The military courts have been criticized by Human Rights Watch, Amnesty International and other human rights NGOs, with no discernible effect on the military leaders who have taken over Thailand. At least 25 military courts are operating across the country. Besides those tracked by Thai Lawyers for Human Rights, the total number being processed in those courts s unknown. The National Council has refused to make that information public.
”All of these people have experienced the violation of their rights in different ways,” according to Thai Lawyers. “Many have been held in custody for at least seven days without an arrest warrant being produced, charges being pressed, or the locations of their detention facilities being disclosed. Many have been denied the right to speak with a lawyer or receive visits from their relatives.”
There have been allegations that military officials have tortured detainees in order to coerce them into confessing while they are in custody. The information obtained has then been used to go after others named under torture.
Amnesty International accused the Thai authorities of “using the courts to silence dissent and make an example of those who voice opposition against military rule.” Civilians convicted in Thai military courts have no right of appeal to higher courts, which is contrary to international law.
“No civilian should be tried in a military court in any circumstance – authorities should move all such cases to civilian courts and stop prosecuting people for acts which are not internationally recognized as offenses,” according to Rupert Abbott, Amnesty International’s Asia-Pacific Deputy Director, in a statement issued last September.
“Trying civilians in military courts with no right to appeal violates Thailand’s commitments to protect the right to a fair trial. The Thai authorities should also immediately reinstate the rights to freedom of expression and peaceful assembly – the current sweeping restrictions on these rights are creating a climate of fear.”
Martial law is present from the start of the process, with the military arresting civilians and then relying on evidence obtained from them in custody, often by torture, as the human rights organizations charge.

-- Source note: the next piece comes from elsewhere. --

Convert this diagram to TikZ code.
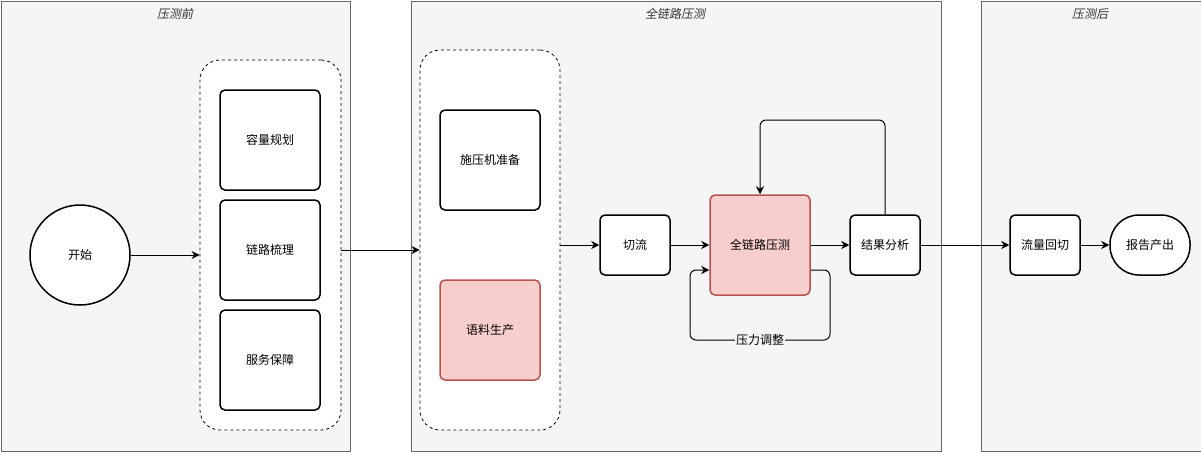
\documentclass[tikz,border=0pt]{standalone}
\usepackage{fontspec}
\setmainfont{Noto Sans CJK SC}
\newfontfamily\titlefont[FakeSlant=0.2]{Noto Sans CJK SC}
\usepackage{xcolor}
\usepackage{tikz}
\usetikzlibrary{arrows.meta,positioning}
\definecolor{lanebg}{HTML}{F5F5F5}
\definecolor{laneline}{HTML}{666666}
\definecolor{titlegray}{HTML}{333333}
\definecolor{redfill}{HTML}{F8CECC}
\definecolor{redline}{HTML}{B85450}
\tikzset{
  ar/.style={-{Stealth[length=8pt,width=8pt,inset=2.5pt]},line width=1pt},
  lane/.style={draw=laneline,fill=lanebg,line width=0.9pt,anchor=north west,inner sep=0pt},
  lanetitle/.style={font=\titlefont\fontsize{12}{14}\selectfont,text=titlegray},
  grp/.style={draw,fill=white,line width=0.8pt,dash pattern=on 3pt off 3pt,rounded corners=20pt,inner sep=0pt},
  task/.style={draw,line width=1.5pt,rounded corners=5pt,fill=white,align=center,inner sep=0pt,font=\fontsize{12}{14}\selectfont},
  redtask/.style={task,draw=redline,fill=redfill}
}

\begin{document}
\begin{tikzpicture}[x=1pt,y=-1pt]
\useasboundingbox (0,0) rectangle (1201,451);
% lanes
\node[lane,minimum width=349.5pt,minimum height=450pt] (pre) at (0.5,0.5) {};
\node[lane,minimum width=530pt,minimum height=450pt] (full) at (410.5,0.5) {};
\node[lane,minimum width=220pt,minimum height=450pt] (post) at (980.5,0.5) {};
\node[lanetitle] (preT) at (175,14) {压测前};
\node[lanetitle] (fullT) at (675,14) {全链路压测};
\node[lanetitle] (postT) at (1090,14) {压测后};

% before
\node[task,circle,minimum size=100pt] (start) at (80,255) {开始};
\node[grp,minimum width=141pt,minimum height=370pt] (grpA) at (270.5,245) {};
\node[task,minimum width=100pt,minimum height=100pt] (plan) at (270,140) {容量规划};
\node[task,minimum width=100pt,minimum height=100pt] (chain) at (270,250) {链路梳理};
\node[task,minimum width=100pt,minimum height=100pt] (guard) at (270,360) {服务保障};

% full link
\node[grp,minimum width=140pt,minimum height=380pt] (grpB) at (490,240) {};
\node[task,minimum width=100pt,minimum height=100pt] (loader) at (490,160) {施压机准备};
\node[redtask,minimum width=100pt,minimum height=100pt] (corpus) at (490,330) {语料生产};
\node[task,minimum width=70pt,minimum height=60pt] (cut) at (635,245) {切流};
\node[redtask,minimum width=100pt,minimum height=100pt] (stress) at (760,245) {全链路压测};
\node[task,minimum width=70pt,minimum height=60pt] (result) at (885,245) {结果分析};

% after
\node[task,minimum width=70pt,minimum height=60pt] (back) at (1045,245) {流量回切};
\node[task,rounded corners=29pt,minimum width=80pt,minimum height=60pt] (report) at (1150,245) {报告产出};

% flow
\draw[ar] (start) -- (start -| grpA.west);
\draw[ar] (grpA.east |- 0,250) -- (grpB.west |- 0,250);
\draw[ar] (grpB.east |- cut) -- (cut);
\draw[ar] (cut) -- (stress);
\draw[ar] (stress) -- (result);
\draw[ar] (result) -- (back);
\draw[ar] (back) -- (report);
\draw[ar,rounded corners=6pt] (result.north) |- (stress.north |- 0,120) -- (stress.north);
\draw[ar,rounded corners=6pt] (stress.east |- 0,270) -| (830,340)
  -- node[fill=lanebg,inner sep=1pt,font=\fontsize{12}{14}\selectfont] (adjust) {压力调整} (690,340)
  |- (stress.west |- 0,270);
\end{tikzpicture}
\end{document}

There is no right to habeas corpus. The military can use the pretrial period to obtain evidence before the suspect has even appeared before a tribunal.

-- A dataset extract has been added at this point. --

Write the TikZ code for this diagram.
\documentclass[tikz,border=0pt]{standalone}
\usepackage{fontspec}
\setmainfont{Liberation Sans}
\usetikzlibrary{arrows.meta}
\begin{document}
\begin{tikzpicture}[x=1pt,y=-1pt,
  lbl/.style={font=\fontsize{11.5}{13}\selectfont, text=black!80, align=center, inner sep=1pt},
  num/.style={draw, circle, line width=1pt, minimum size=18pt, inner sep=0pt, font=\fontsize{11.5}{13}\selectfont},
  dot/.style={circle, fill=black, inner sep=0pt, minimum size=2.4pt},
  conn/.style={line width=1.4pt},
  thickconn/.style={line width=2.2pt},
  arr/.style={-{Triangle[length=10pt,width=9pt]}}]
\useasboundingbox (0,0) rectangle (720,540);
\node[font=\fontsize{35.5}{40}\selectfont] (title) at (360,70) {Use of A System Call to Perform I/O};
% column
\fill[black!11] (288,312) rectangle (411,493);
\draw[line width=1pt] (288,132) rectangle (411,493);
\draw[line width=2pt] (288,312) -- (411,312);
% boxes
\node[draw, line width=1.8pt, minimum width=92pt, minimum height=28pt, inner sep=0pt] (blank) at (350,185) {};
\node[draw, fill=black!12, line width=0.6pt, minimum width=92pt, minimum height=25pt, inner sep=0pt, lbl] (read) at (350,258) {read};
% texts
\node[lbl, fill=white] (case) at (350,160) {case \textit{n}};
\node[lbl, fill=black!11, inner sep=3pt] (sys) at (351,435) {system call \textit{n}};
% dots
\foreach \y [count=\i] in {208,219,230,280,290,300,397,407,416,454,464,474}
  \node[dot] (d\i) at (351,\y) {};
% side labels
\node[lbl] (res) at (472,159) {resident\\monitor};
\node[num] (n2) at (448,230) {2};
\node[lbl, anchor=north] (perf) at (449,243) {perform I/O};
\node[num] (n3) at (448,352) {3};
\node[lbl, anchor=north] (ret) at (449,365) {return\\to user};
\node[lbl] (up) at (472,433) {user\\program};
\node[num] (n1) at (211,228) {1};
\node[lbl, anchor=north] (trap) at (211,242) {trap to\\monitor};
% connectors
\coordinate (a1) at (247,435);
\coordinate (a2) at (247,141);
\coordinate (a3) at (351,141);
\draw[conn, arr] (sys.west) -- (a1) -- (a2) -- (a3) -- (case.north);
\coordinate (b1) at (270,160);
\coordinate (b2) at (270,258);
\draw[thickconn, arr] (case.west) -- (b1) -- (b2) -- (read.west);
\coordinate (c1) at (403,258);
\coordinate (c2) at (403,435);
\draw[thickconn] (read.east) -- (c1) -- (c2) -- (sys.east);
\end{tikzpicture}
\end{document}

The defendants have no right to counsel. Note-taking is banned in the courtroom. Often cases are prosecuted in secret. The courts are not accessible to relatives or rights activists. Requests for temporary release are almost never granted, with the authorities citing the political nature of the cases as the reason for the denial.
The military court is a single-tiered system. “Based on cases which have already been adjudicated,” Thai Lawyers for Human Rights observes that the military courts tend to impose much harsher sanctions than civilian courts,: the NGO said. “This forces civilian defendants to choose to plead guilty to the charges rather than to fight them. In addition, no effort is made to explore the background of the accused persons, which should be examined for the possible reduction of sentences. Concern about the harsh and unjust practices of the military courts has pressured people to flee and live in exile.”
The organization called for ceasing the apprehension, arrest and detention of individuals under martial law, saying it “creates a benefit for officials engaged in the criminal prosecution of civilians, but also creates opportunities for the violation of the right to life and security of civilians and makes them unable to access a fair and just judicial process.”
That patently is not going to happen unless protest drives the military out of power again. Although Thitinan and others are growing concerned, it doesn’t appear yet that there is enough momentum to do that.